Dr. Shrink: You must be manic. Eat this Seroquel daily to grow fat and stupid.
Me, waving a more modest sheaf of papers: Hi Dr. OB/Gyn! Look, six graphs showing one year each of compiled fertility data! I ovulate on day eighteen and have only had one anovulatory cycle in six years! Cool, huh?
Dr. OB/Gyn: You're probably not ovulating. Here, eat this Clomid and have triplets.
Me, limply dragging my laptop: Hi Dr. Internist. My symptom data is consistent with other occasions in the last five years that my thyroid levels were out of range. May I have some blood work?
Dr Internist: No. Thyroid couldn't cause any of those symptoms. Eat this SSRI. Here is a referral to Dr. Shrink.
An interview by Kathryn Schulz with Alan Dershowitz on being wrong (and the follow up) got me thinking about the hazards of being a professional, or maybe just specializing.

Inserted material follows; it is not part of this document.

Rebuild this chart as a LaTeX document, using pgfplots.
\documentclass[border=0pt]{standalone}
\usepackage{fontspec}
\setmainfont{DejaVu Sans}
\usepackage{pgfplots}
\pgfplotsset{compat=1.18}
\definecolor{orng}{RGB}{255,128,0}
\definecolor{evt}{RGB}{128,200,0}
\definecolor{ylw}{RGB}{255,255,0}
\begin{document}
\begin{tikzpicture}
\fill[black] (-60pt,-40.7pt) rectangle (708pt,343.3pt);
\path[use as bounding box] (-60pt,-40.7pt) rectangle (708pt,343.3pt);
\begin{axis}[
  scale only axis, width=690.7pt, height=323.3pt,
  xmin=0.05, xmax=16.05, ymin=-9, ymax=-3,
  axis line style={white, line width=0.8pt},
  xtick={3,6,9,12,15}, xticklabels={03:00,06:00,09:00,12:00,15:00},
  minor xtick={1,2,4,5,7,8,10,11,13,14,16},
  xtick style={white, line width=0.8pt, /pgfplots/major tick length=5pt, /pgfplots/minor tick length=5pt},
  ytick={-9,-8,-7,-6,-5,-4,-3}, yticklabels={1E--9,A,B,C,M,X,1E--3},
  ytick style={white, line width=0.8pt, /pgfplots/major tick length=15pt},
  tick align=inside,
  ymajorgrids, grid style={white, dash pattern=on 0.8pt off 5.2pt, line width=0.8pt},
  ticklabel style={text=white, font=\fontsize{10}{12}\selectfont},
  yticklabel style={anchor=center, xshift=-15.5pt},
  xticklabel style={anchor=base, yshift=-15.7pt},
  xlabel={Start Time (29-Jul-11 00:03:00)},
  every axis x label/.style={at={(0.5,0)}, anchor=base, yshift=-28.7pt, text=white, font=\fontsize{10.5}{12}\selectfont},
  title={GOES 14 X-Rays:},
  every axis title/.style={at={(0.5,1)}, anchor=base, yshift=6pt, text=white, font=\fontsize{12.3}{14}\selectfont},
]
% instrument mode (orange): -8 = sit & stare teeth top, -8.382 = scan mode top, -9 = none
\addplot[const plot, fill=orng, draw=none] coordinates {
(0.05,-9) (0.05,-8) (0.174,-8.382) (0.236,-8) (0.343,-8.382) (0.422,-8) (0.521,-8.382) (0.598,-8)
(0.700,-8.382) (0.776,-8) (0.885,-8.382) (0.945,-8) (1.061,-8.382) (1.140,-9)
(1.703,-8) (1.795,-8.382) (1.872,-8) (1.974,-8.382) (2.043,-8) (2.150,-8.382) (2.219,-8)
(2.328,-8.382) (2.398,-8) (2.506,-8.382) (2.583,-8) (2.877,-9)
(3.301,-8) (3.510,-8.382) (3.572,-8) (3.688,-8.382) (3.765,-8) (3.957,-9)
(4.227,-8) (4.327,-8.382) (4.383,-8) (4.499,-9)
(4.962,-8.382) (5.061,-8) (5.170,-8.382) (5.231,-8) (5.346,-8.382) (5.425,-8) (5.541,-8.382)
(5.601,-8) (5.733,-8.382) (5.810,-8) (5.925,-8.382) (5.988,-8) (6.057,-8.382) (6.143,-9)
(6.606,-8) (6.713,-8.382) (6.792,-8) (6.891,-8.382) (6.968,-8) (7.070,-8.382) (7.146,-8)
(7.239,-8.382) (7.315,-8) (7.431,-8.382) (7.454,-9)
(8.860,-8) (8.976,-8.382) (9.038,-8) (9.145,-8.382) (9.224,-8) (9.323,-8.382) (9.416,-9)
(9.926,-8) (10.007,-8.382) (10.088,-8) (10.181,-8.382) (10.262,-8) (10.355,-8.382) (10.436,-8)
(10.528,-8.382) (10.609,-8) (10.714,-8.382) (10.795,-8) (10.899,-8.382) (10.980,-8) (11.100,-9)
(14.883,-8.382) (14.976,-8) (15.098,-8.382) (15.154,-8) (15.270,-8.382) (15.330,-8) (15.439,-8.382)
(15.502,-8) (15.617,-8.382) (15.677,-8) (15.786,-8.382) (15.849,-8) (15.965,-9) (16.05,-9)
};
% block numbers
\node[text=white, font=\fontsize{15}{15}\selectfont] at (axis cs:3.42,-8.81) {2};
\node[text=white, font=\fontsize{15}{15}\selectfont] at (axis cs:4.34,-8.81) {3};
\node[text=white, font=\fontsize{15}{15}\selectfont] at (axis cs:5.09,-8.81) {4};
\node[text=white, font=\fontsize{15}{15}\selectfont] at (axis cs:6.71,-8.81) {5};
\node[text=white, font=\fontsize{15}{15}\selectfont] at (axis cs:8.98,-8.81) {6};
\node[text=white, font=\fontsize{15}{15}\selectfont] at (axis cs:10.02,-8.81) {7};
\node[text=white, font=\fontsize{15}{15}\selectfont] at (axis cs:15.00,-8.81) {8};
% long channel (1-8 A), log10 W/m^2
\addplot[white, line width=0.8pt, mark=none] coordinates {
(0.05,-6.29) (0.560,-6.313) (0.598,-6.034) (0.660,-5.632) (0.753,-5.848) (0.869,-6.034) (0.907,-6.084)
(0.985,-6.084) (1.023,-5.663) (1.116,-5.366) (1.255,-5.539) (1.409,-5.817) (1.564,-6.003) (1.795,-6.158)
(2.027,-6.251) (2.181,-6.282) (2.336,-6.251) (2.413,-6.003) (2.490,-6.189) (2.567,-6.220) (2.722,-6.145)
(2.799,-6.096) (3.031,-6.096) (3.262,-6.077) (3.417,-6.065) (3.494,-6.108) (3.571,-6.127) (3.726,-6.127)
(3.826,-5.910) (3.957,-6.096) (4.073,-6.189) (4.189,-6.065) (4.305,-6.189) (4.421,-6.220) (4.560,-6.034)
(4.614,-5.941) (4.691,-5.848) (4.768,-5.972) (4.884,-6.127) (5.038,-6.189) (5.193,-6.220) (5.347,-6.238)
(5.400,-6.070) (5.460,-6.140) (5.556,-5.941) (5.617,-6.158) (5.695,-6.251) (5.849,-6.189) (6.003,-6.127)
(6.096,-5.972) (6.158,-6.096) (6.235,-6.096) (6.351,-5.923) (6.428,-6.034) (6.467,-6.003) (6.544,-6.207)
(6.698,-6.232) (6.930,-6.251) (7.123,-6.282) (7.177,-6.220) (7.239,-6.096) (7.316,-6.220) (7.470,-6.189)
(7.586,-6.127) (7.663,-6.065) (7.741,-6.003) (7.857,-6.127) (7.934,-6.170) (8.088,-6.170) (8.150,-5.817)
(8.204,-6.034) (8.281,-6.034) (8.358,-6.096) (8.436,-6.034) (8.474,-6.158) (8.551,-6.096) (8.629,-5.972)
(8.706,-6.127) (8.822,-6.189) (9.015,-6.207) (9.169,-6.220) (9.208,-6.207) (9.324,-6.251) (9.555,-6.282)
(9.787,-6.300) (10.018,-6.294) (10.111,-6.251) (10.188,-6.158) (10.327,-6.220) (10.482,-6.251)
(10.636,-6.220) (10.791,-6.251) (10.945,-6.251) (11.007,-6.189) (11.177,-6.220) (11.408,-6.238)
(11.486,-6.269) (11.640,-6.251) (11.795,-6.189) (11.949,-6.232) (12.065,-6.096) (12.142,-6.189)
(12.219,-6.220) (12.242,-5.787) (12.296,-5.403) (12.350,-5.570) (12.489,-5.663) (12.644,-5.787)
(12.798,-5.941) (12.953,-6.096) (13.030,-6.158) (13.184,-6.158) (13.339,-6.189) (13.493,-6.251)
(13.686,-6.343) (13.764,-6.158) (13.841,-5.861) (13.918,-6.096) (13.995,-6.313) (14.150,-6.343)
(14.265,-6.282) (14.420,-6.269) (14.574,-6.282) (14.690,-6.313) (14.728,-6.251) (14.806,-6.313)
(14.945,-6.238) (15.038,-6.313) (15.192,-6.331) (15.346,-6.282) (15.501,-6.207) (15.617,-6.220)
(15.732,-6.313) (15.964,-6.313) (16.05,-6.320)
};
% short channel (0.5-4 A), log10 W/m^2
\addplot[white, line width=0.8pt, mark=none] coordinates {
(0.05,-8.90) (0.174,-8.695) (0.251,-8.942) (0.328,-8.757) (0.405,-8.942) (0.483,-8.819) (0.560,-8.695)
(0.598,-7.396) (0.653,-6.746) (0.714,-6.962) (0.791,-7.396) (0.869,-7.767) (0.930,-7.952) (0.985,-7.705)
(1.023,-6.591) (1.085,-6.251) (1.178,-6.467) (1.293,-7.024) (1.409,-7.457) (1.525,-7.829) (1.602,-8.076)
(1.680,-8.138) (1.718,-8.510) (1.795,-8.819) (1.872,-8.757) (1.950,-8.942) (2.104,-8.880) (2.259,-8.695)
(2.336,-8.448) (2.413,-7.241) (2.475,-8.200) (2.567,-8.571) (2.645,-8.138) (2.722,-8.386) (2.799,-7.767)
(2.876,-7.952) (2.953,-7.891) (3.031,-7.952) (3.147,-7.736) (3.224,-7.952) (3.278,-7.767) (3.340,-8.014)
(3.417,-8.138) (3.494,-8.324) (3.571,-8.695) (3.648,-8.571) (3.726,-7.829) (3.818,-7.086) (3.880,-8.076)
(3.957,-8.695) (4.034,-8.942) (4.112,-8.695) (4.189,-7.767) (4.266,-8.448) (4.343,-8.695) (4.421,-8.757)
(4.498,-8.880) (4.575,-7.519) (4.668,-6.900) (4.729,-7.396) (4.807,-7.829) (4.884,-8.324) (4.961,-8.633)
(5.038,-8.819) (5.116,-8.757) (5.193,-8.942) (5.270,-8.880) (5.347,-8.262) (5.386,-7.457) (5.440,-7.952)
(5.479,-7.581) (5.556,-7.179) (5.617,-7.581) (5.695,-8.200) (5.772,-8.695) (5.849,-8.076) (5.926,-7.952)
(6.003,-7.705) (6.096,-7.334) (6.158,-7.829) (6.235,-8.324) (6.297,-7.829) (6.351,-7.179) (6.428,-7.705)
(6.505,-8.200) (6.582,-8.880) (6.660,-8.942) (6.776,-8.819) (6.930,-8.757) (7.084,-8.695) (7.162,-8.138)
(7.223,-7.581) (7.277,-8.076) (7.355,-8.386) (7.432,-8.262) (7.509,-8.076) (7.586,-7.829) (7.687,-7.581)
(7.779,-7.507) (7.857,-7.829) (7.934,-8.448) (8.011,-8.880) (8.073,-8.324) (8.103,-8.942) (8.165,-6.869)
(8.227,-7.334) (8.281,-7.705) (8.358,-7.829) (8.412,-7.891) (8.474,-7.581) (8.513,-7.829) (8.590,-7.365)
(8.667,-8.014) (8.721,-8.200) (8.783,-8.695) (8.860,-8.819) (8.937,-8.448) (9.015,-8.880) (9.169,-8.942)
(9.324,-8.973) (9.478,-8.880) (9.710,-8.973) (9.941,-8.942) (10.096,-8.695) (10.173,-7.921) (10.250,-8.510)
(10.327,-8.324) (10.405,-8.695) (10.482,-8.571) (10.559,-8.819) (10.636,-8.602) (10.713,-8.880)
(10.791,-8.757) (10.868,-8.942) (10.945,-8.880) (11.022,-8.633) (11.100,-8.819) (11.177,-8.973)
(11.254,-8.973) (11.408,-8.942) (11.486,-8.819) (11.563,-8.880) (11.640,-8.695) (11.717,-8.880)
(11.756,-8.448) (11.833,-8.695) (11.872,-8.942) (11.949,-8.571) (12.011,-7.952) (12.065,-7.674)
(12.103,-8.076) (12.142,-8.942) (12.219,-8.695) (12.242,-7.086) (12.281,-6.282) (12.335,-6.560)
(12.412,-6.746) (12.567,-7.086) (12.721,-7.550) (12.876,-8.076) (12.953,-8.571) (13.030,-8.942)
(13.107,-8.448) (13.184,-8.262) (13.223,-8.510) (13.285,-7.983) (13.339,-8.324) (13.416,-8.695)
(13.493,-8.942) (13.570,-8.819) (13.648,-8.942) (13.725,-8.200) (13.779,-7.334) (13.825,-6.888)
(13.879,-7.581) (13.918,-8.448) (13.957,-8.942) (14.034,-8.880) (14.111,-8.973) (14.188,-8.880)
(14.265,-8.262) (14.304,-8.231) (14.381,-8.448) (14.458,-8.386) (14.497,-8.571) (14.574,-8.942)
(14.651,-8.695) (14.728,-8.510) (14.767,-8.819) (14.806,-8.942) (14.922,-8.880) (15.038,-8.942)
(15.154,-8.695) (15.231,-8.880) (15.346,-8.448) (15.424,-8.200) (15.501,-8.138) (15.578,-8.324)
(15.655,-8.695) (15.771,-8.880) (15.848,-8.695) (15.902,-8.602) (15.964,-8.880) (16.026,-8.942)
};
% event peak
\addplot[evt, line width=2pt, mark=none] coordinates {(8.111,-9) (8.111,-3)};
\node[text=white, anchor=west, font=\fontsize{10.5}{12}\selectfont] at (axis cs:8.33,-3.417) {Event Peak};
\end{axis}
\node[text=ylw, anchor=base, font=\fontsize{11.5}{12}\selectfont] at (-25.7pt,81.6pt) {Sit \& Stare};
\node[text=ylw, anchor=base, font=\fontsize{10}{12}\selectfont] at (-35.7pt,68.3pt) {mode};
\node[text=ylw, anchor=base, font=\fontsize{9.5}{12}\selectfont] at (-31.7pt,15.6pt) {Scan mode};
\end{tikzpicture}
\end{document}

I have been working with one other person on an enormous project of my very own which requires me to get my hands dirty in the making process the way I’ve fussed about not being able to do for years now. (Why I haven’t done it until now is another story.) Unfortunately I’ve done so little of the everything I love for so long that my everything work now ranges from crap to adequate. It’s not immediately excellent. That is humiliating, stupid, and really, really exciting. I’ve always romanticized the polymath Victorian naturalists (Well, after age ten when I learned that naturalists were something different than nudists.) who seemed able to take a sprightly but rigorous interest in folklore, neurology, poetry, fossils, theology, Greek, boat building, painting, astronomy, and the language of flowers over a ten course dinner.
I think a new era of generalism is coinciding with the start of whatever this particular revolution will eventually be called. It’s suddenly no longer ridiculous to speculate on things outside one’s métier. (Partially because now there’s the potential to share some of the risk in increasingly organized ways.) It’s still scary and occasionally mortifying, but the responses to these forays are mostly charitable and rarely as hostile as they were ten or twelve years ago. It’s more okay than ever for me not to be a Scientist or a Technologist. It entitles me to ask a lot of questions. It keeps me humble in my inclination to do my homework and listen to other people, and audacious in my demands of what science and technology ought to do be able to do. Seth Roberts in a lovely paper on self-experimentation (pdf) in Medical Hypothesis, details the constraints under which professional scientists have to operate and says of his informal self-experimentation, “I had the subject-matter knowledge of an insider, the freedom of an outsider, and the motivation of someone with the problem.” He talks about how powerful and how underestimated freedom (to explore without professional consequences) and personal motivation are in research and invention. It’s a really good paper. Read it.
Huh. I think I just may have outed myself as both a reader of Medical Hypothesis and a self-tracking nerd. Might as well finish the job. I’ve been tracking a wild array of data for more than ten years now, though most people I’m close to don’t know I keep these sorts of records. Before now, I rarely mentioned it because of the consistent reactions I got on the few occasions I did. Let’s just say they started with raised eyebrows went on to skirt actual diagnoses of hysteria.01 It’s not culturally acceptable for women to appear too interested in or knowledgeable about their own bodies. Medical, critical, feminist (I’m looking at you, Linda Hirshman), literary, and popular theory are all frothing with critiques of women who appear preoccupied with their bodies. It’s a cliché feminine frailty, a headache on a horny Saturday night, an insanity defense in nineteenth century Ireland. (Probably. That’s a good paper too.) So I have mixed feelings when I survey the present quantified self culture. It’s exciting to see what other people are doing and gives me more ideas than I know what to do with, but I can’t help feeling as though it’s sudden legitimacy has to do with it being a more male culture. Somehow the hordes of women who have been quietly doing this since the beginning of time (especially to prevent or achieve conception) haven’t really found inclusion there. Why?